*** DATA BLOCK
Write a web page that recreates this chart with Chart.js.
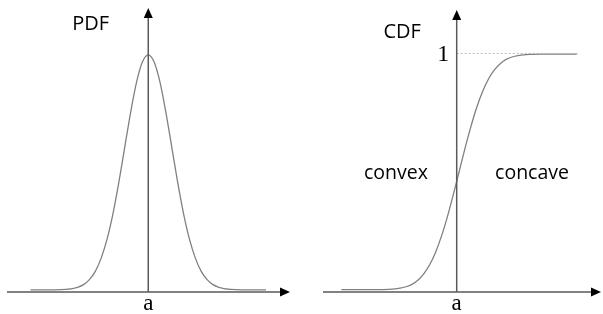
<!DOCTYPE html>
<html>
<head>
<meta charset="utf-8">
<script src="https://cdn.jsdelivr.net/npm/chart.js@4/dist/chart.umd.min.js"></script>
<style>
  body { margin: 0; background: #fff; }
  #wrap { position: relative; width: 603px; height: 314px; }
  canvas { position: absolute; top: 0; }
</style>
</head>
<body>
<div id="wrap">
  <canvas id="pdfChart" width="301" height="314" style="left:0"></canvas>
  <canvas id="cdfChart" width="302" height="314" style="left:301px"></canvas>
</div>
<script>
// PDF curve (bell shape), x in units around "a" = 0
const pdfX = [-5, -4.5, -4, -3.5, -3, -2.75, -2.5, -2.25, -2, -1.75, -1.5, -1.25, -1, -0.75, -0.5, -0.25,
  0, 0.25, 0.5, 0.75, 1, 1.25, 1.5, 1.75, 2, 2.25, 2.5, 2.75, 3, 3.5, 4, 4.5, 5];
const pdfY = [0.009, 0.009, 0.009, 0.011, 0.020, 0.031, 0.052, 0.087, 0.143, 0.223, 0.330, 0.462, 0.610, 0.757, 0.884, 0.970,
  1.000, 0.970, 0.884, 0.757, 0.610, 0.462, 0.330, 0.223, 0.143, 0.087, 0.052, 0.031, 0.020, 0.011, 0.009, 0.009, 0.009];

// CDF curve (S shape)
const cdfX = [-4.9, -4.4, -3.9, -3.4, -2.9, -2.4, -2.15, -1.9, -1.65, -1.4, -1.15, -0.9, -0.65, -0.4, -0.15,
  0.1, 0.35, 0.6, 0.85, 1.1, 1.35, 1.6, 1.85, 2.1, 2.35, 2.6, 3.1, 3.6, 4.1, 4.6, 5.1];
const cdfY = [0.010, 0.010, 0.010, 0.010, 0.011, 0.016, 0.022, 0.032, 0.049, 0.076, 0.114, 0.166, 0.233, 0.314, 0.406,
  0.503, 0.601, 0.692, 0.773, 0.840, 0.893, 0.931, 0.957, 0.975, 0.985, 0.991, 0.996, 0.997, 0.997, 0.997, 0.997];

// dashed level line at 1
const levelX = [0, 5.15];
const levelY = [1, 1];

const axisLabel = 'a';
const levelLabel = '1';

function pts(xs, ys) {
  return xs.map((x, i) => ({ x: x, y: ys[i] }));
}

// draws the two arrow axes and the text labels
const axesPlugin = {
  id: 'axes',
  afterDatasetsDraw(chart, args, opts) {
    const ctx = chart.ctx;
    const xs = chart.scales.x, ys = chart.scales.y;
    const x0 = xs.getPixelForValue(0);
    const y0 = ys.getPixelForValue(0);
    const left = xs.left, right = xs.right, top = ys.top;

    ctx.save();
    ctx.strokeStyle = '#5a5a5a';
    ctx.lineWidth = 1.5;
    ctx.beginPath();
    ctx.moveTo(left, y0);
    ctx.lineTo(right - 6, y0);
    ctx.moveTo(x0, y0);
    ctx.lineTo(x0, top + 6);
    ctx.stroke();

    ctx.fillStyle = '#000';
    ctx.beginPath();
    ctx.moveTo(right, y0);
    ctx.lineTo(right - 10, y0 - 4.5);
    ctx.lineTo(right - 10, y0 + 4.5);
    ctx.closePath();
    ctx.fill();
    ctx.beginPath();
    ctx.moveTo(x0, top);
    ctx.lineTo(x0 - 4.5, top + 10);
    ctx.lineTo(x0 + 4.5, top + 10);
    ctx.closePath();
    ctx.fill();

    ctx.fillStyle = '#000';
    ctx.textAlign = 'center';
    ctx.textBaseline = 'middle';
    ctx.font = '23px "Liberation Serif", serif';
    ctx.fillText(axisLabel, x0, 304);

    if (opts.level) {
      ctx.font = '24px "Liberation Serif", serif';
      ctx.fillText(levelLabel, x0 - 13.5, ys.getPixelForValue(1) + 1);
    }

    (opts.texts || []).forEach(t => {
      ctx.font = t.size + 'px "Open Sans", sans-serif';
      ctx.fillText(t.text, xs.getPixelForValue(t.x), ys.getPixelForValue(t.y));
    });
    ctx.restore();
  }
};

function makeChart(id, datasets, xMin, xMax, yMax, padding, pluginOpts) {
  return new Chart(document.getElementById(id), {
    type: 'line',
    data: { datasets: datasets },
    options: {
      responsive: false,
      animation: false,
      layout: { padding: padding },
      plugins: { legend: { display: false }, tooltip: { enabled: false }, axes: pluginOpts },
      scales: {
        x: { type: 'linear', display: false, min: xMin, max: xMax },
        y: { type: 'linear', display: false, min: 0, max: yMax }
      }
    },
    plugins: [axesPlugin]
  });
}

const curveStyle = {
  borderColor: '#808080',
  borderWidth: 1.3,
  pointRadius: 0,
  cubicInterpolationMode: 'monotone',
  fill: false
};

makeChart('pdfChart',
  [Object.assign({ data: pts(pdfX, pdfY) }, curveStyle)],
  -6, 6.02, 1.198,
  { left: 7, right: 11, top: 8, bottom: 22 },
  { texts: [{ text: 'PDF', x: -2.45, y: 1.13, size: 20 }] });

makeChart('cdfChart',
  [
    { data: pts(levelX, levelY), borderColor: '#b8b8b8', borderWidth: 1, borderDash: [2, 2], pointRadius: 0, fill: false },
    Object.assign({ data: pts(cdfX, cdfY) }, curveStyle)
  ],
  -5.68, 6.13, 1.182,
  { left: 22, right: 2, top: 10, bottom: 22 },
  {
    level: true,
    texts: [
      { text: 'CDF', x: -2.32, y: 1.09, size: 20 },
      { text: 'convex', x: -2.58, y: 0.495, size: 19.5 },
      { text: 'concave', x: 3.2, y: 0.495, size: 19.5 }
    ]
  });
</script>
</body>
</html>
******
**THE TASK**
Leave the images out, please, and restate each line word for word.

**EXERCISE RESPONSE**
Write a web page that recreates this chart with Chart.js.
<!DOCTYPE html>
<html>
<head>
<meta charset="utf-8">
<script src="https://cdn.jsdelivr.net/npm/chart.js@4/dist/chart.umd.min.js"></script>
<style>
  body { margin: 0; background: #fff; }
  #wrap { position: relative; width: 603px; height: 314px; }
  canvas { position: absolute; top: 0; }
</style>
</head>
<body>
<div id="wrap">
  <canvas id="pdfChart" width="301" height="314" style="left:0"></canvas>
  <canvas id="cdfChart" width="302" height="314" style="left:301px"></canvas>
</div>
<script>
// PDF curve (bell shape), x in units around "a" = 0
const pdfX = [-5, -4.5, -4, -3.5, -3, -2.75, -2.5, -2.25, -2, -1.75, -1.5, -1.25, -1, -0.75, -0.5, -0.25,
  0, 0.25, 0.5, 0.75, 1, 1.25, 1.5, 1.75, 2, 2.25, 2.5, 2.75, 3, 3.5, 4, 4.5, 5];
const pdfY = [0.009, 0.009, 0.009, 0.011, 0.020, 0.031, 0.052, 0.087, 0.143, 0.223, 0.330, 0.462, 0.610, 0.757, 0.884, 0.970,
  1.000, 0.970, 0.884, 0.757, 0.610, 0.462, 0.330, 0.223, 0.143, 0.087, 0.052, 0.031, 0.020, 0.011, 0.009, 0.009, 0.009];

// CDF curve (S shape)
const cdfX = [-4.9, -4.4, -3.9, -3.4, -2.9, -2.4, -2.15, -1.9, -1.65, -1.4, -1.15, -0.9, -0.65, -0.4, -0.15,
  0.1, 0.35, 0.6, 0.85, 1.1, 1.35, 1.6, 1.85, 2.1, 2.35, 2.6, 3.1, 3.6, 4.1, 4.6, 5.1];
const cdfY = [0.010, 0.010, 0.010, 0.010, 0.011, 0.016, 0.022, 0.032, 0.049, 0.076, 0.114, 0.166, 0.233, 0.314, 0.406,
  0.503, 0.601, 0.692, 0.773, 0.840, 0.893, 0.931, 0.957, 0.975, 0.985, 0.991, 0.996, 0.997, 0.997, 0.997, 0.997];

// dashed level line at 1
const levelX = [0, 5.15];
const levelY = [1, 1];

const axisLabel = 'a';
const levelLabel = '1';

function pts(xs, ys) {
  return xs.map((x, i) => ({ x: x, y: ys[i] }));
}

// draws the two arrow axes and the text labels
const axesPlugin = {
  id: 'axes',
  afterDatasetsDraw(chart, args, opts) {
    const ctx = chart.ctx;
    const xs = chart.scales.x, ys = chart.scales.y;
    const x0 = xs.getPixelForValue(0);
    const y0 = ys.getPixelForValue(0);
    const left = xs.left, right = xs.right, top = ys.top;

    ctx.save();
    ctx.strokeStyle = '#5a5a5a';
    ctx.lineWidth = 1.5;
    ctx.beginPath();
    ctx.moveTo(left, y0);
    ctx.lineTo(right - 6, y0);
    ctx.moveTo(x0, y0);
    ctx.lineTo(x0, top + 6);
    ctx.stroke();

    ctx.fillStyle = '#000';
    ctx.beginPath();
    ctx.moveTo(right, y0);
    ctx.lineTo(right - 10, y0 - 4.5);
    ctx.lineTo(right - 10, y0 + 4.5);
    ctx.closePath();
    ctx.fill();
    ctx.beginPath();
    ctx.moveTo(x0, top);
    ctx.lineTo(x0 - 4.5, top + 10);
    ctx.lineTo(x0 + 4.5, top + 10);
    ctx.closePath();
    ctx.fill();

    ctx.fillStyle = '#000';
    ctx.textAlign = 'center';
    ctx.textBaseline = 'middle';
    ctx.font = '23px "Liberation Serif", serif';
    ctx.fillText(axisLabel, x0, 304);

    if (opts.level) {
      ctx.font = '24px "Liberation Serif", serif';
      ctx.fillText(levelLabel, x0 - 13.5, ys.getPixelForValue(1) + 1);
    }

    (opts.texts || []).forEach(t => {
      ctx.font = t.size + 'px "Open Sans", sans-serif';
      ctx.fillText(t.text, xs.getPixelForValue(t.x), ys.getPixelForValue(t.y));
    });
    ctx.restore();
  }
};

function makeChart(id, datasets, xMin, xMax, yMax, padding, pluginOpts) {
  return new Chart(document.getElementById(id), {
    type: 'line',
    data: { datasets: datasets },
    options: {
      responsive: false,
      animation: false,
      layout: { padding: padding },
      plugins: { legend: { display: false }, tooltip: { enabled: false }, axes: pluginOpts },
      scales: {
        x: { type: 'linear', display: false, min: xMin, max: xMax },
        y: { type: 'linear', display: false, min: 0, max: yMax }
      }
    },
    plugins: [axesPlugin]
  });
}

const curveStyle = {
  borderColor: '#808080',
  borderWidth: 1.3,
  pointRadius: 0,
  cubicInterpolationMode: 'monotone',
  fill: false
};

makeChart('pdfChart',
  [Object.assign({ data: pts(pdfX, pdfY) }, curveStyle)],
  -6, 6.02, 1.198,
  { left: 7, right: 11, top: 8, bottom: 22 },
  { texts: [{ text: 'PDF', x: -2.45, y: 1.13, size: 20 }] });

makeChart('cdfChart',
  [
    { data: pts(levelX, levelY), borderColor: '#b8b8b8', borderWidth: 1, borderDash: [2, 2], pointRadius: 0, fill: false },
    Object.assign({ data: pts(cdfX, cdfY) }, curveStyle)
  ],
  -5.68, 6.13, 1.182,
  { left: 22, right: 2, top: 10, bottom: 22 },
  {
    level: true,
    texts: [
      { text: 'CDF', x: -2.32, y: 1.09, size: 20 },
      { text: 'convex', x: -2.58, y: 0.495, size: 19.5 },
      { text: 'concave', x: 3.2, y: 0.495, size: 19.5 }
    ]
  });
</script>
</body>
</html>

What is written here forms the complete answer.